A flashlight is a portable tool providing illumination. It offers immediate light for various situations, from navigating dark spaces to signaling in emergencies. Understanding how a flashlight produces light involves exploring the energy forms it uses and the transformations within its components. This process begins with stored chemical energy and culminates in light emission.
Powering the Light: Chemical Energy in Batteries
The journey of light in a flashlight starts with its power source: batteries, which store chemical energy. Inside a battery, chemical reactions convert this stored energy into electrical energy. This conversion occurs through electrochemical reactions, where electrons transfer between substances within the battery.
Common battery types, like alkaline and lithium-ion, use distinct chemical compositions. Alkaline batteries, for example, rely on a reaction between a zinc anode and a manganese dioxide cathode, with potassium hydroxide as an electrolyte. When connected in a circuit, electrons release from the zinc and travel through the external circuit. Ions simultaneously move through the electrolyte to balance the charge, enabling continuous electricity flow.

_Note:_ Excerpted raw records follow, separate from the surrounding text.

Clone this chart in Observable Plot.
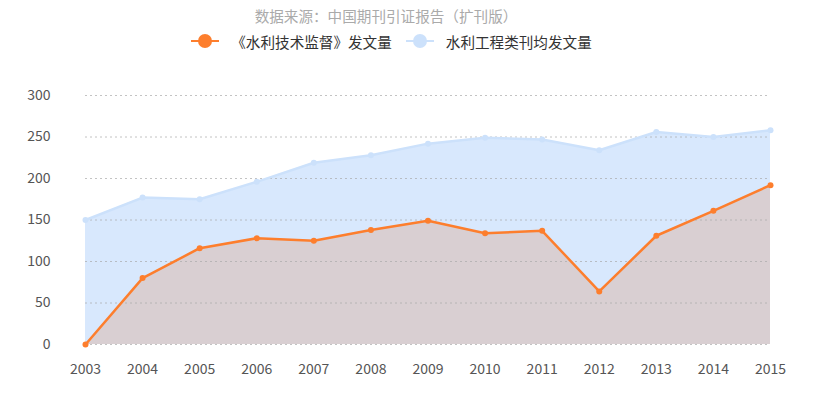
<!DOCTYPE html>
<html><head><meta charset="utf-8">
<script src="https://cdn.jsdelivr.net/npm/d3@7"></script>
<script src="https://cdn.jsdelivr.net/npm/@observablehq/plot@0.6"></script>
<style>
body{margin:0;background:#fff;font-family:"Noto Sans CJK SC","Noto Sans",sans-serif;}
#title{height:30px;line-height:32px;text-align:center;font-size:14.6px;color:#aaa;padding-right:45px;}
#legend{height:22px;display:flex;justify-content:center;align-items:center;font-size:14.6px;color:#333;padding-right:34px;padding-bottom:2px;}
.item{display:flex;align-items:center;margin:0 7px;}
.item svg{margin-right:12px;}
</style></head><body>
<div id="title">数据来源：中国期刊引证报告（扩刊版）</div>
<div id="legend"></div>
<div id="chart"></div>
<script>
const years = [2003,2004,2005,2006,2007,2008,2009,2010,2011,2012,2013,2014,2015];
const journal = [0,80,116,128,125,138,149,134,137,64,131,161,192];
const average = [150,177,175,196,219,228,242,249,247,234,256,250,258];
const seriesNames = ["《水利技术监督》发文量","水利工程类刊均发文量"];
const yTicks = [0,50,100,150,200,250,300];

const colors = {orange:"#fd7e2d", blue:"#cce1fb", blueFill:"#d8e8fd", overlap:"#d9cfd2"};

const legend = document.getElementById("legend");
[[seriesNames[0], colors.orange],[seriesNames[1], colors.blue]].forEach(([name,c])=>{
  const d = document.createElement("div"); d.className="item";
  d.innerHTML = `<svg width="28" height="16"><line x1="0" x2="28" y1="8" y2="8" stroke="${c}" stroke-width="2"/><circle cx="14" cy="8" r="7" fill="${c}"/></svg><span>${name}</span>`;
  legend.appendChild(d);
});

const data = years.map((y,i)=>({year:y, journal:journal[i], average:average[i]}));

const chart = Plot.plot({
  width: 817, height: 346,
  marginLeft: 85, marginRight: 47, marginTop: 41, marginBottom: 56,
  style: {fontFamily:'"Noto Sans CJK SC","Noto Sans",sans-serif', fontSize:"14px", color:"#555"},
  x: {domain:[2003,2015], label:null},
  y: {domain:[0,300], label:null},
  marks: [
    Plot.areaY(data,{x:"year", y:"average", fill:colors.blueFill}),
    Plot.areaY(data,{x:"year", y:"journal", fill:colors.overlap}),
    Plot.ruleY(yTicks,{stroke:"#aaa", strokeOpacity:0.7, strokeDasharray:"2,3"}),
    Plot.line(data,{x:"year", y:"average", stroke:colors.blue, strokeWidth:2.5}),
    Plot.dot(data,{x:"year", y:"average", fill:colors.blue, r:3}),
    Plot.line(data,{x:"year", y:"journal", stroke:colors.orange, strokeWidth:2.5}),
    Plot.dot(data,{x:"year", y:"journal", fill:colors.orange, r:3}),
    Plot.axisX({ticks: years, tickFormat: d=>String(d), tickSize:0, tickPadding:20, fontSize:14, fill:"#555"}),
    Plot.axisY({ticks: yTicks, tickSize:0, tickPadding:35, fontSize:14, fill:"#555"})
  ]
});
document.getElementById("chart").appendChild(chart);
</script>
</body></html>
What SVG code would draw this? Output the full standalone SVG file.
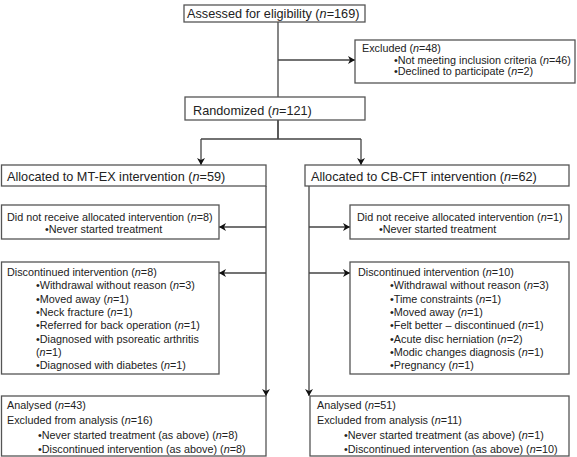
<svg xmlns="http://www.w3.org/2000/svg" width="577" height="457" viewBox="0 0 577 457">
<defs>
<marker id="arr" markerWidth="10" markerHeight="10" refX="8" refY="5" orient="auto" markerUnits="userSpaceOnUse">
<path d="M1,1 L8,5 L1,9 L3,5 Z" fill="#111"/>
</marker>
<style>
rect{fill:#fff;stroke:#555;stroke-width:1.3}
.c{fill:none;stroke:#444;stroke-width:1.3}
.a{marker-end:url(#arr)}
text{font-family:"Liberation Sans",Arial,sans-serif;fill:#222}
.l{font-size:12.7px}
.s{font-size:10.8px}
</style>
</defs>
<g id="connectors">
<path class="c" d="M278,22 V139"/>
<path class="c a" d="M278,60 H355"/>
<path class="c" d="M278,120 V139 M201,139 H361"/>
<path class="c a" d="M201,139 V165"/>
<path class="c a" d="M361,139 V165"/>
<path class="c a" d="M266,186 V396"/>
<path class="c a" d="M266,227 H219"/>
<path class="c a" d="M266,273 H219"/>
<path class="c a" d="M309,186 V396"/>
<path class="c a" d="M309,227 H350"/>
<path class="c a" d="M309,273 H350"/>
</g>
<g id="assessed">
<rect x="184" y="5" width="181" height="17"/>
<text class="l" x="187" y="18">Assessed for eligibility (<tspan font-style="italic">n</tspan>=169)</text>
</g>
<g id="excluded">
<rect x="355" y="40" width="220" height="43"/>
<text class="s" x="362" y="51.5">Excluded (<tspan font-style="italic">n</tspan>=48)</text>
<text class="s" x="394" y="63.5">•Not meeting inclusion criteria (<tspan font-style="italic">n</tspan>=46)</text>
<text class="s" x="394" y="74.5">•Declined to participate (<tspan font-style="italic">n</tspan>=2)</text>
</g>
<g id="randomized">
<rect x="185" y="97" width="180" height="23"/>
<text class="l" x="193" y="115">Randomized (<tspan font-style="italic">n</tspan>=121)</text>
</g>
<g id="alloc-mtex">
<rect x="1.5" y="165" width="264.5" height="21"/>
<text class="l" x="7" y="180.5">Allocated to MT-EX intervention (<tspan font-style="italic">n</tspan>=59)</text>
</g>
<g id="alloc-cbcft">
<rect x="305" y="165" width="264" height="21"/>
<text class="l" x="311" y="180.5">Allocated to CB-CFT intervention (<tspan font-style="italic">n</tspan>=62)</text>
</g>
<g id="notrecv-mtex">
<rect x="1.5" y="205" width="217.5" height="34"/>
<text class="s" x="7" y="220.5">Did not receive allocated intervention (<tspan font-style="italic">n</tspan>=8)</text>
<text class="s" x="45" y="233">•Never started treatment</text>
</g>
<g id="notrecv-cbcft">
<rect x="350" y="205" width="219" height="34"/>
<text class="s" x="357" y="220.5">Did not receive allocated intervention (<tspan font-style="italic">n</tspan>=1)</text>
<text class="s" x="379" y="233">•Never started treatment</text>
</g>
<g id="disc-mtex">
<rect x="1.5" y="262" width="217.5" height="112"/>
<text class="s" x="7" y="276">Discontinued intervention (<tspan font-style="italic">n</tspan>=8)</text>
<text class="s" x="36" y="289.3">•Withdrawal without reason (<tspan font-style="italic">n</tspan>=3)</text>
<text class="s" x="36" y="302.6">•Moved away (<tspan font-style="italic">n</tspan>=1)</text>
<text class="s" x="36" y="315.9">•Neck fracture (<tspan font-style="italic">n</tspan>=1)</text>
<text class="s" x="36" y="329.2">•Referred for back operation (<tspan font-style="italic">n</tspan>=1)</text>
<text class="s" x="36" y="342.5">•Diagnosed with psoreatic arthritis</text>
<text class="s" x="36" y="355.8">(<tspan font-style="italic">n</tspan>=1)</text>
<text class="s" x="36" y="369.1">•Diagnosed with diabetes (<tspan font-style="italic">n</tspan>=1)</text>
</g>
<g id="disc-cbcft">
<rect x="350" y="262" width="219" height="112"/>
<text class="s" x="358" y="276">Discontinued intervention (<tspan font-style="italic">n</tspan>=10)</text>
<text class="s" x="390" y="289.3">•Withdrawal without reason (<tspan font-style="italic">n</tspan>=3)</text>
<text class="s" x="390" y="302.6">•Time constraints (<tspan font-style="italic">n</tspan>=1)</text>
<text class="s" x="390" y="315.9">•Moved away (<tspan font-style="italic">n</tspan>=1)</text>
<text class="s" x="390" y="329.2">•Felt better – discontinued (<tspan font-style="italic">n</tspan>=1)</text>
<text class="s" x="390" y="342.5">•Acute disc herniation (<tspan font-style="italic">n</tspan>=2)</text>
<text class="s" x="390" y="355.8">•Modic changes diagnosis (<tspan font-style="italic">n</tspan>=1)</text>
<text class="s" x="390" y="369.1">•Pregnancy (<tspan font-style="italic">n</tspan>=1)</text>
</g>
<g id="analysed-mtex">
<rect x="1.5" y="396" width="264.5" height="60"/>
<text class="s" x="7" y="409">Analysed (<tspan font-style="italic">n</tspan>=43)</text>
<text class="s" x="7" y="424">Excluded from analysis (<tspan font-style="italic">n</tspan>=16)</text>
<text class="s" x="38" y="438.5">•Never started treatment (as above) (<tspan font-style="italic">n</tspan>=8)</text>
<text class="s" x="38" y="453">•Discontinued intervention (as above) (<tspan font-style="italic">n</tspan>=8)</text>
</g>
<g id="analysed-cbcft">
<rect x="310" y="396" width="259" height="60"/>
<text class="s" x="317" y="409">Analysed (<tspan font-style="italic">n</tspan>=51)</text>
<text class="s" x="317" y="424">Excluded from analysis (<tspan font-style="italic">n</tspan>=11)</text>
<text class="s" x="344" y="438.5">•Never started treatment (as above) (<tspan font-style="italic">n</tspan>=1)</text>
<text class="s" x="344" y="453">•Discontinued intervention (as above) (<tspan font-style="italic">n</tspan>=10)</text>
</g>
</svg>
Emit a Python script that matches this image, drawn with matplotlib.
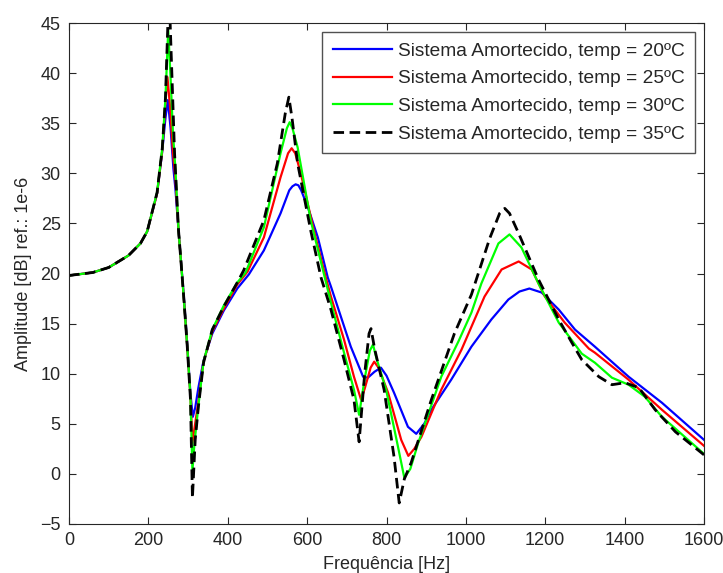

Electricity’s Path: The Flashlight Circuit
Once electrical energy is generated by the battery, it travels through a defined path to the light-emitting component. This path is an electrical circuit, and a flashlight contains several parts for this flow. Components include the battery (power source), a switch (to control flow), conductive materials (wires or metal strips), and the light bulb or LED.
Activating the flashlight’s switch closes the circuit, creating a continuous loop for electrical current to flow from the battery. This current travels through internal conductors, like copper strips or wires, directing energy towards the light source. Opening the switch breaks this loop, interrupting electricity flow and turning the light off.
From Electricity to Light: Energy Transformation
The final stage in a flashlight transforms electrical energy into light and some heat. When current reaches the light-emitting component (incandescent bulb or LED), energy conversion occurs. Incandescent bulbs, found in older flashlights, produce light by heating a thin metal filament (typically tungsten) until it glows. This process, called incandescence, is inefficient; about 90% of electrical energy converts to heat (thermal energy) rather than visible light (radiant energy).
Modern LED flashlights operate differently, converting electrical energy into light via electroluminescence. Electrical current passes through a semiconductor, causing electrons to release energy as photons (particles of light). LEDs are more efficient than incandescent bulbs, converting a higher percentage of electrical energy into visible light, with less wasted heat. This efficiency results in brighter light and extended battery life for LED devices.